At this point, some (or maybe all, I don't know) of the designs are passed by the star. Apparently the star likes them, but has now decided that they don't want to be on the cover of the box at all.
So we pick up our jaws off the floor and get to work doing layouts with only the co-star. We do some wild, cool stuff. We're getting graphic with some of the designs, no photos. At the home entertainment end of the spectrum we generally don't get to flex our chops so much, so in some ways this has become a cool project. We finish more designs and submit to the client for approval. Pretty soon we are in the 60's.
Then the client calls. The studio has decided that because this movie was such a turkey, it would be unfair to the co-star to have the DVD's success on their shoulder's alone, so we are to come up with some more designs without. any. stars.
So now we have two names and a title that has no value attached to it. All we do have is some concrete direction from the client as to how to proceed, so we manage to get an approved design (after crossing the 80 mark).

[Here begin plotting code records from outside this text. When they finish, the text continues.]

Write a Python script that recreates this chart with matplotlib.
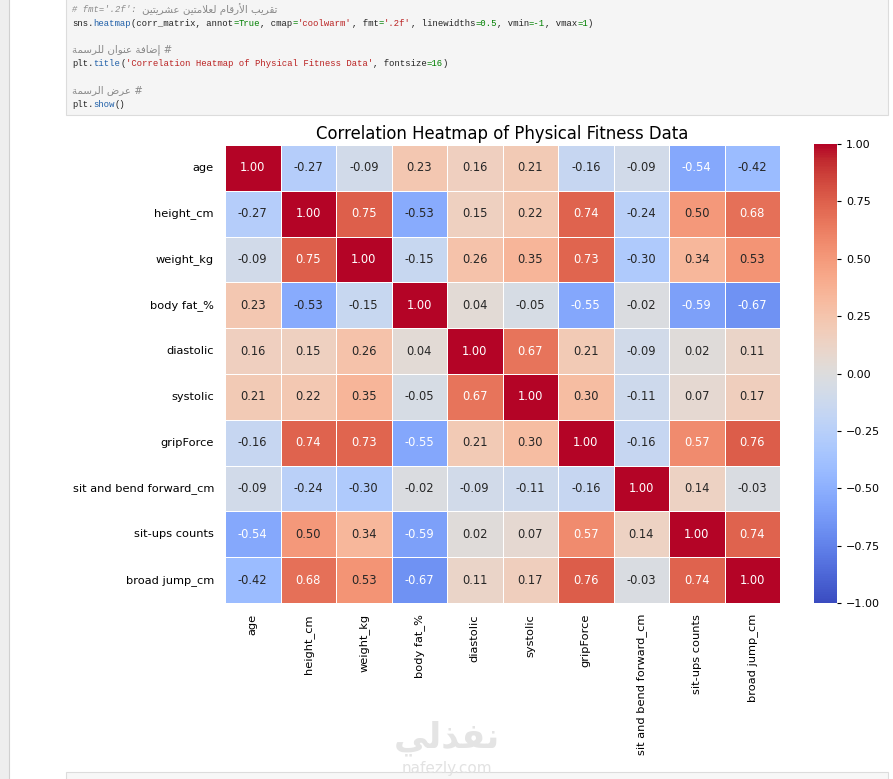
import numpy as np
import matplotlib
matplotlib.use("Agg")
import matplotlib.pyplot as plt
from matplotlib.patches import Rectangle
import seaborn as sns

# DATA
labels = ["age", "height_cm", "weight_kg", "body fat_%", "diastolic", "systolic",
          "gripForce", "sit and bend forward_cm", "sit-ups counts", "broad jump_cm"]
corr_rows = [
    [1.00, -0.27, -0.09, 0.23, 0.16, 0.21, -0.16, -0.09, -0.54, -0.42],
    [-0.27, 1.00, 0.75, -0.53, 0.15, 0.22, 0.74, -0.24, 0.50, 0.68],
    [-0.09, 0.75, 1.00, -0.15, 0.26, 0.35, 0.73, -0.30, 0.34, 0.53],
    [0.23, -0.53, -0.15, 1.00, 0.04, -0.05, -0.55, -0.02, -0.59, -0.67],
    [0.16, 0.15, 0.26, 0.04, 1.00, 0.67, 0.21, -0.09, 0.02, 0.11],
    [0.21, 0.22, 0.35, -0.05, 0.67, 1.00, 0.30, -0.11, 0.07, 0.17],
    [-0.16, 0.74, 0.73, -0.55, 0.21, 0.30, 1.00, -0.16, 0.57, 0.76],
    [-0.09, -0.24, -0.30, -0.02, -0.09, -0.11, -0.16, 1.00, 0.14, -0.03],
    [-0.54, 0.50, 0.34, -0.59, 0.02, 0.07, 0.57, 0.14, 1.00, 0.74],
    [-0.42, 0.68, 0.53, -0.67, 0.11, 0.17, 0.76, -0.03, 0.74, 1.00],
]
cbar_ticks = [-1.00, -0.75, -0.50, -0.25, 0.00, 0.25, 0.50, 0.75, 1.00]
title = "Correlation Heatmap of Physical Fitness Data"

# notebook code cell above the plot: (text, colour) pieces per line
GREY, BLUE, RED, GREEN, BLACK = "#8a8a8a", "#1f5fa8", "#ba2121", "#008000", "#222222"
code_lines = [
    (9, [("# fmt='.2f': ", GREY)], "تقريب الأرقام لعلامتين عشريتين"),
    (23, [("sns.", BLACK), ("heatmap", BLUE), ("(corr_matrix, annot", BLACK), ("=", GREEN),
          ("True", GREEN), (", cmap", BLACK), ("=", GREEN), ("'coolwarm'", RED), (", fmt", BLACK),
          ("=", GREEN), ("'.2f'", RED), (", linewidths", BLACK), ("=0.5", GREEN),
          (", vmin", BLACK), ("=-1", GREEN), (", vmax", BLACK), ("=1", GREEN), (")", BLACK)], None),
    (50, [], "إضافة عنوان للرسمة"),
    (63, [("plt.", BLACK), ("title", BLUE), ("(", BLACK),
          ("'Correlation Heatmap of Physical Fitness Data'", RED), (", fontsize", BLACK),
          ("=16", GREEN), (")", BLACK)], None),
    (90, [], "عرض الرسمة"),
    (104, [("plt.", BLACK), ("show", BLUE), ("()", BLACK)], None),
]
watermark_ar = "نفذلي"
watermark_en = "nafezly.com"

# tiny arabic shaper: matplotlib has no RTL / joining support
BASE = {'ا': 0xFE8D, 'أ': 0xFE83, 'إ': 0xFE87, 'ب': 0xFE8F, 'ة': 0xFE93, 'ت': 0xFE95,
        'ذ': 0xFEAB, 'ر': 0xFEAD, 'س': 0xFEB1, 'ش': 0xFEB5, 'ض': 0xFEBD, 'ع': 0xFEC9,
        'ف': 0xFED1, 'ق': 0xFED5, 'ل': 0xFEDD, 'م': 0xFEE1, 'ن': 0xFEE5, 'و': 0xFEED,
        'ي': 0xFEF1}
RIGHT_ONLY = set('اأإةذرو')
LAMALEF = {'ا': 0xFEFB, 'أ': 0xFEF7, 'إ': 0xFEF9}


def shape(text):
    toks = []
    i = 0
    while i < len(text):
        if text[i] == 'ل' and i + 1 < len(text) and text[i + 1] in LAMALEF:
            toks.append(('LA', text[i + 1]))
            i += 2
        else:
            toks.append(text[i])
            i += 1

    def joins_next(t):
        return isinstance(t, str) and t in BASE and t not in RIGHT_ONLY

    def arabic(t):
        return isinstance(t, tuple) or t in BASE

    out = []
    for k, t in enumerate(toks):
        prev_j = k > 0 and joins_next(toks[k - 1])
        nxt = toks[k + 1] if k + 1 < len(toks) else None
        if isinstance(t, tuple):
            out.append(chr(LAMALEF[t[1]] + (1 if prev_j else 0)))
            continue
        if t not in BASE:
            out.append(t)
            continue
        next_j = joins_next(t) and nxt is not None and arabic(nxt)
        if prev_j and next_j:
            off = 3
        elif prev_j:
            off = 1
        elif next_j:
            off = 2
        else:
            off = 0
        out.append(chr(BASE[t] + off))
    return ''.join(reversed(out))


W, H = 893, 779
fig = plt.figure(figsize=(W / 100, H / 100), dpi=100)
renderer = fig.canvas.get_renderer()

# page background drawn in pixel coordinates
bg = fig.add_axes([0, 0, 1, 1], zorder=0)
bg.set_xlim(0, W)
bg.set_ylim(H, 0)
bg.axis("off")
bg.add_patch(Rectangle((-2, -2), 11, H + 4, facecolor="#eeeeee", edgecolor="#d0d0d0", lw=0.8))
bg.add_patch(Rectangle((66, -5), 822, 120, facecolor="#f5f5f5", edgecolor="#dcdcdc", lw=0.8))
bg.add_patch(Rectangle((66, 772), 822, 20, facecolor="#f7f7f7", edgecolor="#dcdcdc", lw=0.8))


def put(x, y, s, **kw):
    # draw a piece of text and return the x (px) where it ends
    t = bg.text(x, y, s, va="center", ha="left", **kw)
    ext = t.get_window_extent(renderer)
    return x + ext.width


code_fs = 6.4
for y, pieces, arabic_txt in code_lines:
    x = 72
    for s, c in pieces:
        x = put(x, y, s, fontfamily="Liberation Mono", fontsize=code_fs, color=c,
                style="italic" if c == GREY else "normal")
    if arabic_txt is not None:
        s = shape(arabic_txt) if pieces else shape(arabic_txt) + " #"
        put(x, y, s, fontfamily="DejaVu Sans", fontsize=7.4, color=GREY)

bg.text(447, 738, shape(watermark_ar), fontfamily="DejaVu Sans", fontweight="bold",
        fontsize=25, color="#e4e4e4", ha="center", va="center")
bg.text(447, 768, watermark_en, fontfamily="DejaVu Sans", fontsize=11,
        color="#e2e2e2", ha="center", va="center")

# HEATMAP
corr = np.array(corr_rows)
ax = fig.add_axes([225 / W, 1 - 603 / H, 555 / W, 458 / H], zorder=2)
cax = fig.add_axes([814 / W, 1 - 603 / H, 23 / W, 459 / H], zorder=2)
sns.heatmap(corr, annot=True, cmap="coolwarm", fmt=".2f", linewidths=0.5,
            vmin=-1, vmax=1, ax=ax, cbar_ax=cax, annot_kws={"fontsize": 8.3},
            xticklabels=labels, yticklabels=labels)
ax.set_title(title, fontsize=11.9, pad=4)
ax.tick_params(axis="both", labelsize=8.2, length=0, pad=8)
ax.set_yticklabels(labels, rotation=0)
ax.set_xticklabels(labels, rotation=90)
cax.set_yticks(cbar_ticks)
cax.tick_params(labelsize=8, length=3)

fig.savefig("out.png", dpi=100)
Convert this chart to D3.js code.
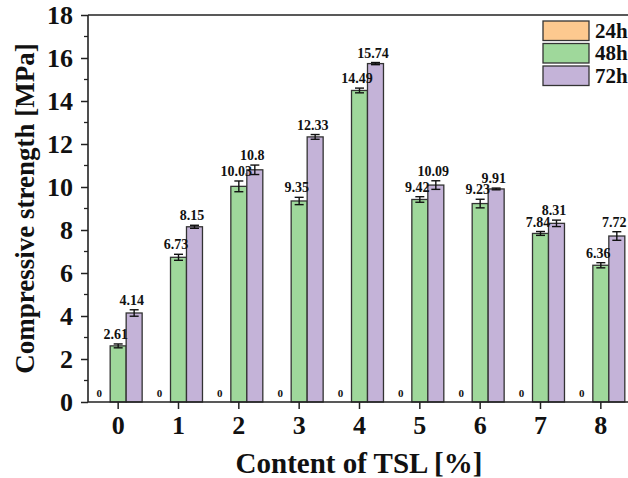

Now we're getting into finishing the art, which means that our retouchers work on it so that it looks as good as possible when it gets printed. This is generally this easiest part of a project.
But not this time.
We wind up doing about 20 versions of the "approved" key art, as the client tweaks two elements ad nasuem. We have to shoot (photograph) people from the office daily for about a week until this one is put thankfully to rest.
So a title that bombed at the theaters goes to around 200 designs for the DVD cover and has not one, but both stars cut out of it. (And no, my 100+ designs were not a record for me.)
It's stories like these that make me think that the studio assertion that movies don't make profits might be true.
But this story was all true.
*'Key art' is the term used for a movie's main poster. When it comes to the home entertainment side of things, 'key art' comes to mean the front of the DVD/VHS package. Sometimes this is the same as the movie's theatrical poster, but a lot of times it is a new or a derivative design (generally for marketing purposes.)